What is expected — Faithfully return all lines, omitting every embedded picture.

Data supplied —
● ● ● ● ● ● ●

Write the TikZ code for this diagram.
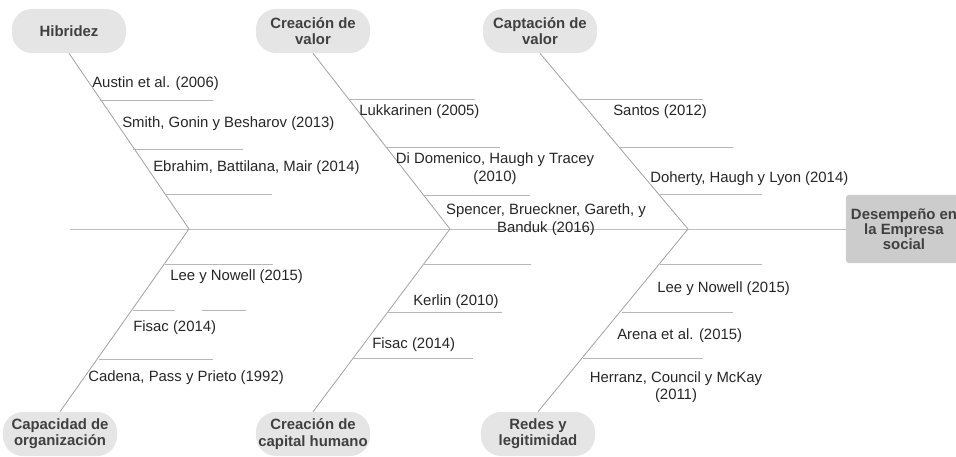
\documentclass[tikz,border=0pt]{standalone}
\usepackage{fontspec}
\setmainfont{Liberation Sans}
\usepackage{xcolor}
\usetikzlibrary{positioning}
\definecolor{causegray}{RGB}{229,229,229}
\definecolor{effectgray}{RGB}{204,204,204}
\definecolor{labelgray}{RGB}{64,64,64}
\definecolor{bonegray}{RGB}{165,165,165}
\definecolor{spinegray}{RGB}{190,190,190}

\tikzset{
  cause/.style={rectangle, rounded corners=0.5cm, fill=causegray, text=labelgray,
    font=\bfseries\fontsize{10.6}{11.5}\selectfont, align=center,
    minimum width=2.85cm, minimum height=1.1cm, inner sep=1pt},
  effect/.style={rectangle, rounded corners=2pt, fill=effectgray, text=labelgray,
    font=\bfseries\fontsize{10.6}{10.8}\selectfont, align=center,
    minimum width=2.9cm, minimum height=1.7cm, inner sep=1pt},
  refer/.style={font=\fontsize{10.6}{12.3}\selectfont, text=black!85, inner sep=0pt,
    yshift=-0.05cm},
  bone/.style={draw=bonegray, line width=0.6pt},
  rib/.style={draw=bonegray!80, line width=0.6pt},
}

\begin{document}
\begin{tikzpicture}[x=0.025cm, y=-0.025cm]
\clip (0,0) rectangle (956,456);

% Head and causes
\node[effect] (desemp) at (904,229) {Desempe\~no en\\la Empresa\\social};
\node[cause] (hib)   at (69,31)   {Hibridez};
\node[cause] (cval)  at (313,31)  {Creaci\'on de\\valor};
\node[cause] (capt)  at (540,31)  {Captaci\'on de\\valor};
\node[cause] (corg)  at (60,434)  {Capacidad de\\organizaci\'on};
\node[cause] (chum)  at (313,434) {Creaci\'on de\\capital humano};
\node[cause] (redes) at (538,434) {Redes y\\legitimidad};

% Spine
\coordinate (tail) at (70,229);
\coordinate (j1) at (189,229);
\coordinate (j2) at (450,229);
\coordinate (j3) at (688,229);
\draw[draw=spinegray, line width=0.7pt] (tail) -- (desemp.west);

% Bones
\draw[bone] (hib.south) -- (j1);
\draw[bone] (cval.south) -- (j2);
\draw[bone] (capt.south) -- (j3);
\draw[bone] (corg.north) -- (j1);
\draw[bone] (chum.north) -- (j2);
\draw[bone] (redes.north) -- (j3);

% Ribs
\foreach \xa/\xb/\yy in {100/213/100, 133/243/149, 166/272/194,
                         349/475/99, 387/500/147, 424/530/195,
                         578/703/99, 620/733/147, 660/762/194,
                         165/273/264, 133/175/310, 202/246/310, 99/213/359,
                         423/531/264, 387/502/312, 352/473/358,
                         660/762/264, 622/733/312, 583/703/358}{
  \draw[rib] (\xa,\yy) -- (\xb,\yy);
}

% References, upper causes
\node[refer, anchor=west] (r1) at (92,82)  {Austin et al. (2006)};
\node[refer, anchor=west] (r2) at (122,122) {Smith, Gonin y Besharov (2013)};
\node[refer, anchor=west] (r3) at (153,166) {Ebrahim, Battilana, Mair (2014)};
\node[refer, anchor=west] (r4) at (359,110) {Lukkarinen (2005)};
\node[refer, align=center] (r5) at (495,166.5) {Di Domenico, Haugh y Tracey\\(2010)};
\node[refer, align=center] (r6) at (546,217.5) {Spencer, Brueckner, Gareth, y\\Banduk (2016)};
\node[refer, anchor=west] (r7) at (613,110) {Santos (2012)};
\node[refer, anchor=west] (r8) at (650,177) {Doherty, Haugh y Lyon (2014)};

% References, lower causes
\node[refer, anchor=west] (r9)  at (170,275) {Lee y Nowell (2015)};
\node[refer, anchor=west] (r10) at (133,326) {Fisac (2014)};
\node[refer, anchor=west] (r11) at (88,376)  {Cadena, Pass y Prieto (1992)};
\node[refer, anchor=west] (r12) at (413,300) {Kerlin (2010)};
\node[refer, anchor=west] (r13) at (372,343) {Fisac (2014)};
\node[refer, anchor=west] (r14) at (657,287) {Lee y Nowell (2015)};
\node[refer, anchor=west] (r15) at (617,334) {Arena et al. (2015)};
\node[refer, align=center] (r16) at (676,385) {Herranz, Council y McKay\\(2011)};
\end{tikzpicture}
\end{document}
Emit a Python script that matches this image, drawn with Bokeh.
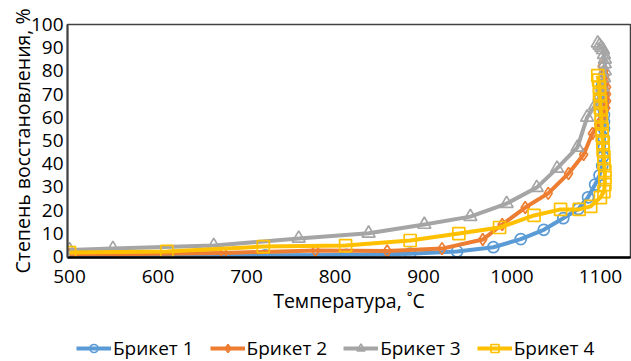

● ● ● ● ● ● ●

Response —
Write the TikZ code for this diagram.
\documentclass[tikz,border=0pt]{standalone}
\usepackage{fontspec}
\setmainfont{Liberation Sans}
\usepackage{xcolor}
\usetikzlibrary{positioning}
\definecolor{causegray}{RGB}{229,229,229}
\definecolor{effectgray}{RGB}{204,204,204}
\definecolor{labelgray}{RGB}{64,64,64}
\definecolor{bonegray}{RGB}{165,165,165}
\definecolor{spinegray}{RGB}{190,190,190}

\tikzset{
  cause/.style={rectangle, rounded corners=0.5cm, fill=causegray, text=labelgray,
    font=\bfseries\fontsize{10.6}{11.5}\selectfont, align=center,
    minimum width=2.85cm, minimum height=1.1cm, inner sep=1pt},
  effect/.style={rectangle, rounded corners=2pt, fill=effectgray, text=labelgray,
    font=\bfseries\fontsize{10.6}{10.8}\selectfont, align=center,
    minimum width=2.9cm, minimum height=1.7cm, inner sep=1pt},
  refer/.style={font=\fontsize{10.6}{12.3}\selectfont, text=black!85, inner sep=0pt,
    yshift=-0.05cm},
  bone/.style={draw=bonegray, line width=0.6pt},
  rib/.style={draw=bonegray!80, line width=0.6pt},
}

\begin{document}
\begin{tikzpicture}[x=0.025cm, y=-0.025cm]
\clip (0,0) rectangle (956,456);

% Head and causes
\node[effect] (desemp) at (904,229) {Desempe\~no en\\la Empresa\\social};
\node[cause] (hib)   at (69,31)   {Hibridez};
\node[cause] (cval)  at (313,31)  {Creaci\'on de\\valor};
\node[cause] (capt)  at (540,31)  {Captaci\'on de\\valor};
\node[cause] (corg)  at (60,434)  {Capacidad de\\organizaci\'on};
\node[cause] (chum)  at (313,434) {Creaci\'on de\\capital humano};
\node[cause] (redes) at (538,434) {Redes y\\legitimidad};

% Spine
\coordinate (tail) at (70,229);
\coordinate (j1) at (189,229);
\coordinate (j2) at (450,229);
\coordinate (j3) at (688,229);
\draw[draw=spinegray, line width=0.7pt] (tail) -- (desemp.west);

% Bones
\draw[bone] (hib.south) -- (j1);
\draw[bone] (cval.south) -- (j2);
\draw[bone] (capt.south) -- (j3);
\draw[bone] (corg.north) -- (j1);
\draw[bone] (chum.north) -- (j2);
\draw[bone] (redes.north) -- (j3);

% Ribs
\foreach \xa/\xb/\yy in {100/213/100, 133/243/149, 166/272/194,
                         349/475/99, 387/500/147, 424/530/195,
                         578/703/99, 620/733/147, 660/762/194,
                         165/273/264, 133/175/310, 202/246/310, 99/213/359,
                         423/531/264, 387/502/312, 352/473/358,
                         660/762/264, 622/733/312, 583/703/358}{
  \draw[rib] (\xa,\yy) -- (\xb,\yy);
}

% References, upper causes
\node[refer, anchor=west] (r1) at (92,82)  {Austin et al. (2006)};
\node[refer, anchor=west] (r2) at (122,122) {Smith, Gonin y Besharov (2013)};
\node[refer, anchor=west] (r3) at (153,166) {Ebrahim, Battilana, Mair (2014)};
\node[refer, anchor=west] (r4) at (359,110) {Lukkarinen (2005)};
\node[refer, align=center] (r5) at (495,166.5) {Di Domenico, Haugh y Tracey\\(2010)};
\node[refer, align=center] (r6) at (546,217.5) {Spencer, Brueckner, Gareth, y\\Banduk (2016)};
\node[refer, anchor=west] (r7) at (613,110) {Santos (2012)};
\node[refer, anchor=west] (r8) at (650,177) {Doherty, Haugh y Lyon (2014)};

% References, lower causes
\node[refer, anchor=west] (r9)  at (170,275) {Lee y Nowell (2015)};
\node[refer, anchor=west] (r10) at (133,326) {Fisac (2014)};
\node[refer, anchor=west] (r11) at (88,376)  {Cadena, Pass y Prieto (1992)};
\node[refer, anchor=west] (r12) at (413,300) {Kerlin (2010)};
\node[refer, anchor=west] (r13) at (372,343) {Fisac (2014)};
\node[refer, anchor=west] (r14) at (657,287) {Lee y Nowell (2015)};
\node[refer, anchor=west] (r15) at (617,334) {Arena et al. (2015)};
\node[refer, align=center] (r16) at (676,385) {Herranz, Council y McKay\\(2011)};
\end{tikzpicture}
\end{document}
Emit a Python script that matches this image, drawn with Bokeh.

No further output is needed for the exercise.